THE PROBLEM: List each line of the data that holds the word "script".

ENTRIES SHOWN:
--- begin ---

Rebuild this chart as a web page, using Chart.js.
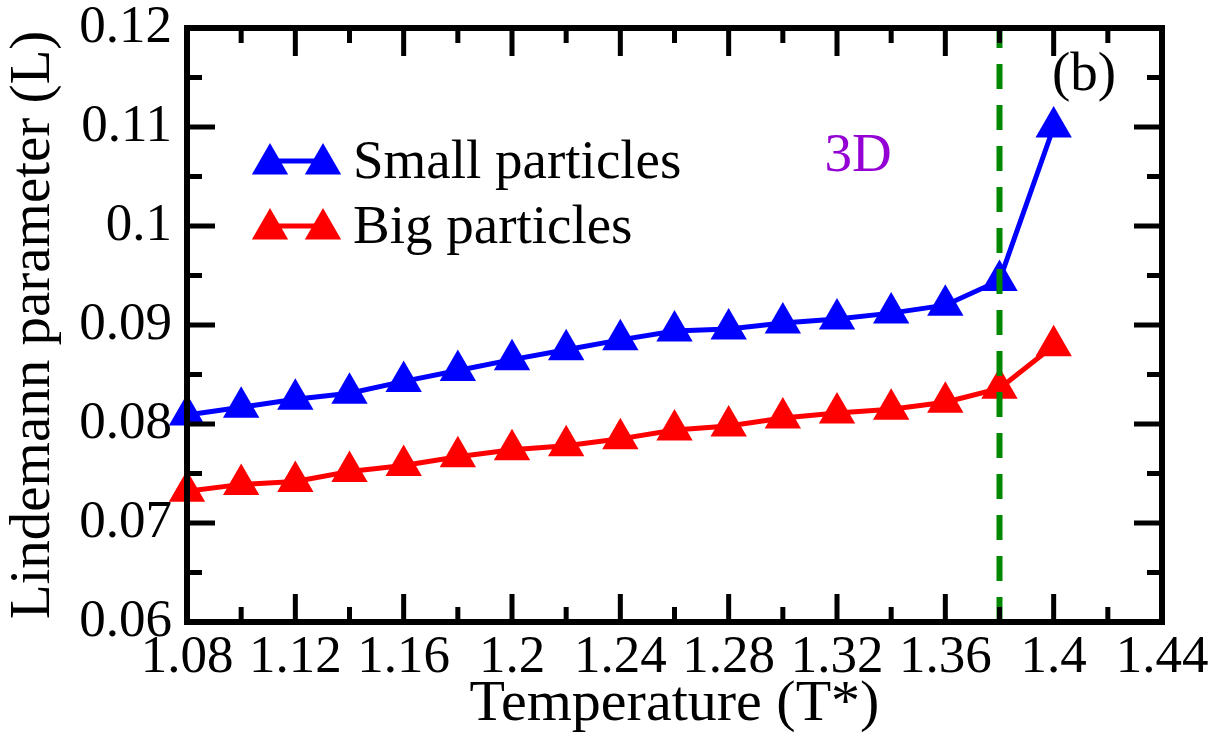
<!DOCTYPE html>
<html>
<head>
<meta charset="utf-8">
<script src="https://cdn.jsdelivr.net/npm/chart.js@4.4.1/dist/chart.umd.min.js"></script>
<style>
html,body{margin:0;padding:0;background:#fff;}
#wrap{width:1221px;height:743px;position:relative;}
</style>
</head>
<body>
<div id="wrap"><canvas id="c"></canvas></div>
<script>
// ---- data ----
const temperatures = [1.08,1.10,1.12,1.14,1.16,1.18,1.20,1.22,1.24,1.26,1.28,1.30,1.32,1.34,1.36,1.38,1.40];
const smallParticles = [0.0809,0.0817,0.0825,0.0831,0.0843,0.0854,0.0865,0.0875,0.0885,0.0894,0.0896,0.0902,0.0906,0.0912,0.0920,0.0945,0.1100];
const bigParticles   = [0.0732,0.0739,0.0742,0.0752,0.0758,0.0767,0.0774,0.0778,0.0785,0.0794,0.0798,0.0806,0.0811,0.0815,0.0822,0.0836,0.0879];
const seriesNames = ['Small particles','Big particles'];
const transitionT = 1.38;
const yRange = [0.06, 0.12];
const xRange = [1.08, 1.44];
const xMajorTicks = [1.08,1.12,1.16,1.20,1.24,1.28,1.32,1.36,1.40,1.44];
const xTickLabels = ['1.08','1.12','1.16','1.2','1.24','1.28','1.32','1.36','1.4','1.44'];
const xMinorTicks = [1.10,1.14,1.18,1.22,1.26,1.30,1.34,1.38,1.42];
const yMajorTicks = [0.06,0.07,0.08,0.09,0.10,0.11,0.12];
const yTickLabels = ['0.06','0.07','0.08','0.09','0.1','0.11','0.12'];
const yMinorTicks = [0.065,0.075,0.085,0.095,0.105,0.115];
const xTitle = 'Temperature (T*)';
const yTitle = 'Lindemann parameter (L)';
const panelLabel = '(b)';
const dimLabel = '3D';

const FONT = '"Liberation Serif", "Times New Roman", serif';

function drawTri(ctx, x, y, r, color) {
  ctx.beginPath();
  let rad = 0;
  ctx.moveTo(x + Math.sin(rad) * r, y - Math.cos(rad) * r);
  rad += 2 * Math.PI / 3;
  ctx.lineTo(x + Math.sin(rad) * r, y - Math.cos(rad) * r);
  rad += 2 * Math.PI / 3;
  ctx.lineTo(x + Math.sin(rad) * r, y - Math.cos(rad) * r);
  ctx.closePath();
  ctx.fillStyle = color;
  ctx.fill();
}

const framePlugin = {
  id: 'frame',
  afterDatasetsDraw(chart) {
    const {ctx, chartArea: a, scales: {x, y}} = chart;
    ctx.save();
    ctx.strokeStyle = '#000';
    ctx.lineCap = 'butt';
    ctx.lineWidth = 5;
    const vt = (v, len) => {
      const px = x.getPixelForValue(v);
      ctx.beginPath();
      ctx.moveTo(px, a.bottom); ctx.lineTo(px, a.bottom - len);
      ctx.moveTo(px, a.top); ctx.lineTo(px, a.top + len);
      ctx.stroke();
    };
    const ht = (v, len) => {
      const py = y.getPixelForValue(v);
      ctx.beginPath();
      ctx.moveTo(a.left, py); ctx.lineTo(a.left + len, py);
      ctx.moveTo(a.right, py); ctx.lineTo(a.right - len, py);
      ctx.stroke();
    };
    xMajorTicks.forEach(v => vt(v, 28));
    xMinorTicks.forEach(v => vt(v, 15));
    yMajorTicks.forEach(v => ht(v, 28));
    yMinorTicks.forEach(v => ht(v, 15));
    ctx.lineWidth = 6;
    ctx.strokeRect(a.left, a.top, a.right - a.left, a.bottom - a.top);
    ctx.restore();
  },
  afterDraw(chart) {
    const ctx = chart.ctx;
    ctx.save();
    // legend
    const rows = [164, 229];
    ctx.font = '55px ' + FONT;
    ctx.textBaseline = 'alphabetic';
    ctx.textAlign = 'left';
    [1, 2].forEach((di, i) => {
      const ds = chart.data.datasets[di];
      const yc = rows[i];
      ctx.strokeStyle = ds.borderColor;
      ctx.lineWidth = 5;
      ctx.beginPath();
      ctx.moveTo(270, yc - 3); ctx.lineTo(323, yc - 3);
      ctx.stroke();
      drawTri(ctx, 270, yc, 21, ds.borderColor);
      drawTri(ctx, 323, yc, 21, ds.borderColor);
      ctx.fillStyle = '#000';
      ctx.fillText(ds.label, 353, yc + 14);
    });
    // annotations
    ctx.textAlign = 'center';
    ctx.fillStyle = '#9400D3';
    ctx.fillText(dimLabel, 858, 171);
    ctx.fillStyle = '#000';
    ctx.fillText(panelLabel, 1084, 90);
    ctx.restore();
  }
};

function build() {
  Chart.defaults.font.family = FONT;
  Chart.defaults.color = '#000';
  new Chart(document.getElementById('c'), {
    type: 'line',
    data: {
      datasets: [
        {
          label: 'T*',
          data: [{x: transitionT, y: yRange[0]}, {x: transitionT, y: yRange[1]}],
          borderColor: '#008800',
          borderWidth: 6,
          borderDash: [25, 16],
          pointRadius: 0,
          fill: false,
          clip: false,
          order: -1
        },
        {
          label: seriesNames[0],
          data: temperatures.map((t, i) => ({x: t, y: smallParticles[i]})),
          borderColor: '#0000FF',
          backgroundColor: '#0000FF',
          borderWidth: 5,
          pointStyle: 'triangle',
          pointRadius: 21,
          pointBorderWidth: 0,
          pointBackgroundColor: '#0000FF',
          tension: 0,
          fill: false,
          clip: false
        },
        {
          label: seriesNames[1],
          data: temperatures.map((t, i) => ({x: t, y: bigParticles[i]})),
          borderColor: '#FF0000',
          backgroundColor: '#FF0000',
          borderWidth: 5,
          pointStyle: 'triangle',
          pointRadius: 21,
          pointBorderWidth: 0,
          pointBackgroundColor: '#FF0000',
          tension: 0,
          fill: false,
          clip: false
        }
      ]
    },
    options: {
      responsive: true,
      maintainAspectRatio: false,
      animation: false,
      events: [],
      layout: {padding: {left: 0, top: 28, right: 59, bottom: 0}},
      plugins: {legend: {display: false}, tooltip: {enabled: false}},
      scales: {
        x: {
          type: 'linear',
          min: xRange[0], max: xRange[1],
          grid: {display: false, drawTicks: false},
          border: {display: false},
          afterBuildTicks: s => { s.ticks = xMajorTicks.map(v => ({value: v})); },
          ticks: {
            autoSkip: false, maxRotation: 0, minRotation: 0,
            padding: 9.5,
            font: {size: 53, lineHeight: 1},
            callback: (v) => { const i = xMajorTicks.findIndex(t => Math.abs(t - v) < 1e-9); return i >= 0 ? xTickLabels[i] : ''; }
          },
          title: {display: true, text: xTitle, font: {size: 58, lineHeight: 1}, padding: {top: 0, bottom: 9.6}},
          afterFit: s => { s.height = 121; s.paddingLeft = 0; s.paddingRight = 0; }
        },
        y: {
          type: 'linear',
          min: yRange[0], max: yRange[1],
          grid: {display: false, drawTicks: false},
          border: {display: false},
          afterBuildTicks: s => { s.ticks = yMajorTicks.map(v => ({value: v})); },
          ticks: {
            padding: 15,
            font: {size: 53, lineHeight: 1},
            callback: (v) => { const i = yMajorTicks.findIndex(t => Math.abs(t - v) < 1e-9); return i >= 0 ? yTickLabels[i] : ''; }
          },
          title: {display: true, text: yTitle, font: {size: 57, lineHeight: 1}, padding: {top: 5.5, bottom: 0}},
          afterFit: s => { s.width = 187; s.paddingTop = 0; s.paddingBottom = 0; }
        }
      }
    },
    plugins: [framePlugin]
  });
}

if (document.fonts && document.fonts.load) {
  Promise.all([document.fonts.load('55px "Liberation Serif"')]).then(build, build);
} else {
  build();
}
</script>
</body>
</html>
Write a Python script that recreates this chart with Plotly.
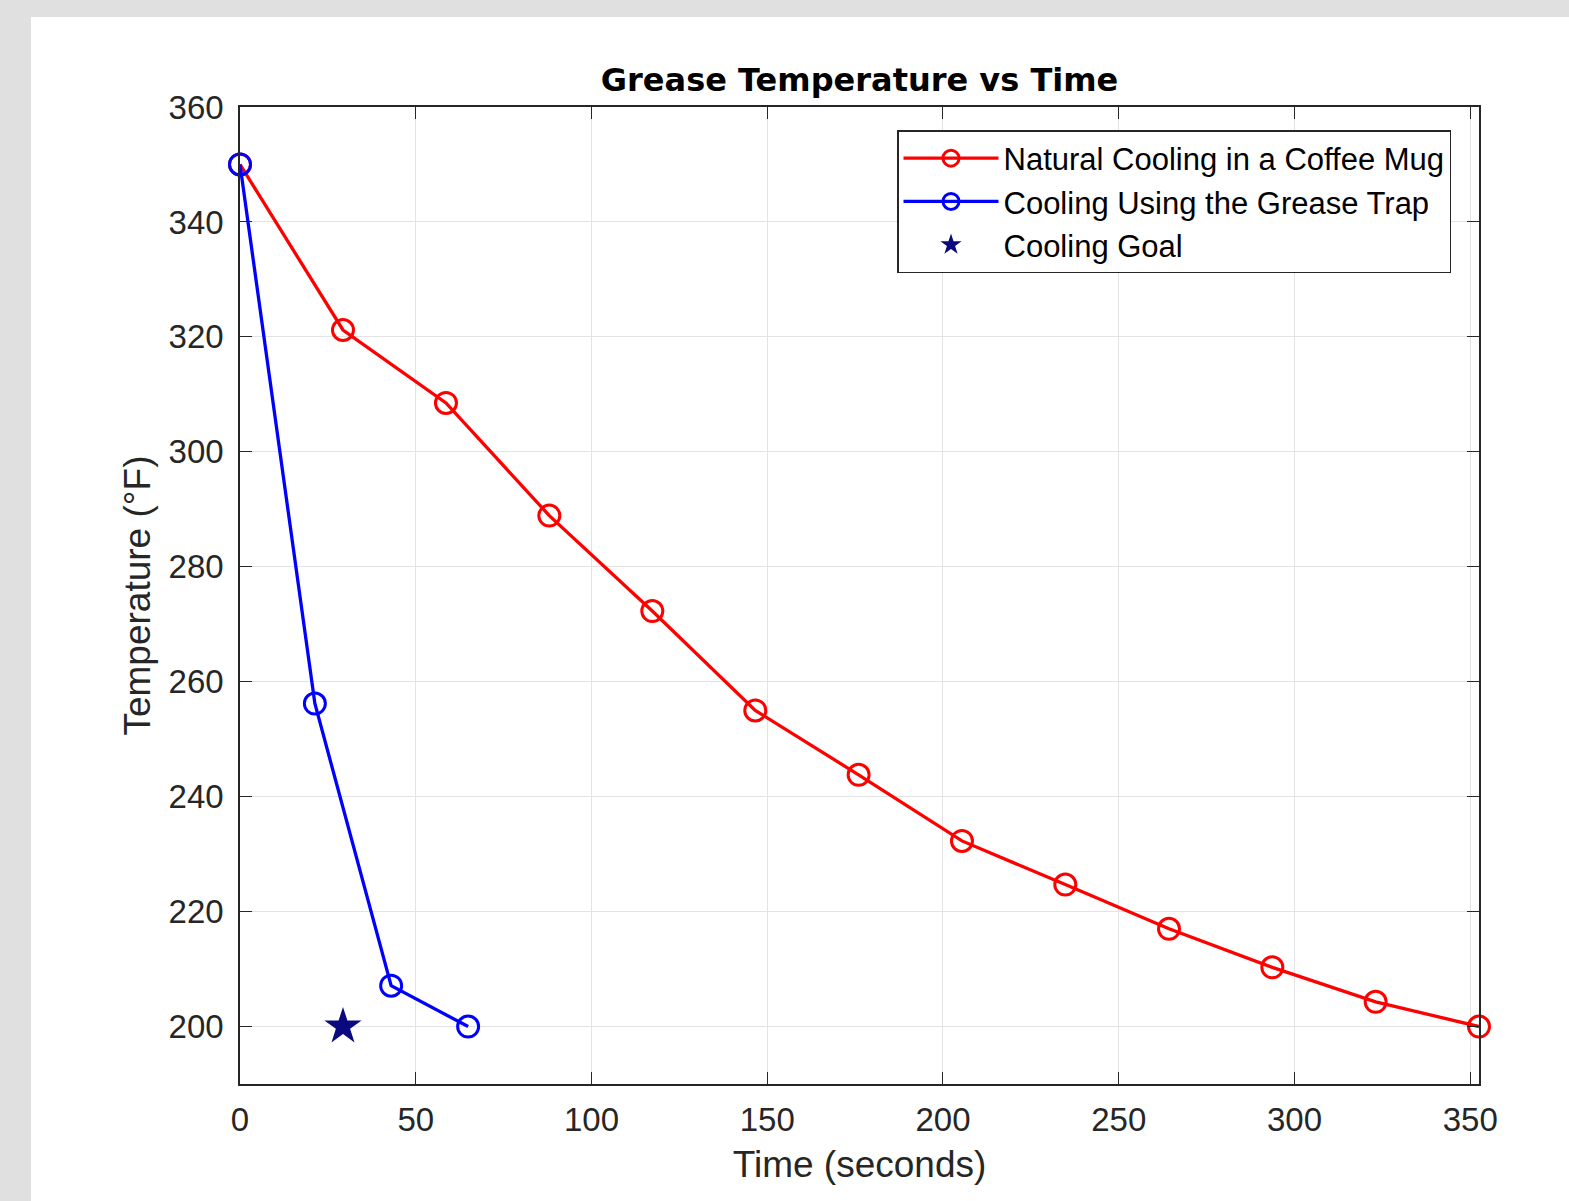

--- end ---

TASK RESPONSE:
<script src="https://cdn.jsdelivr.net/npm/chart.js@4.4.1/dist/chart.umd.min.js"></script>
<script>
</script>
Write a Python script that recreates this chart with Plotly.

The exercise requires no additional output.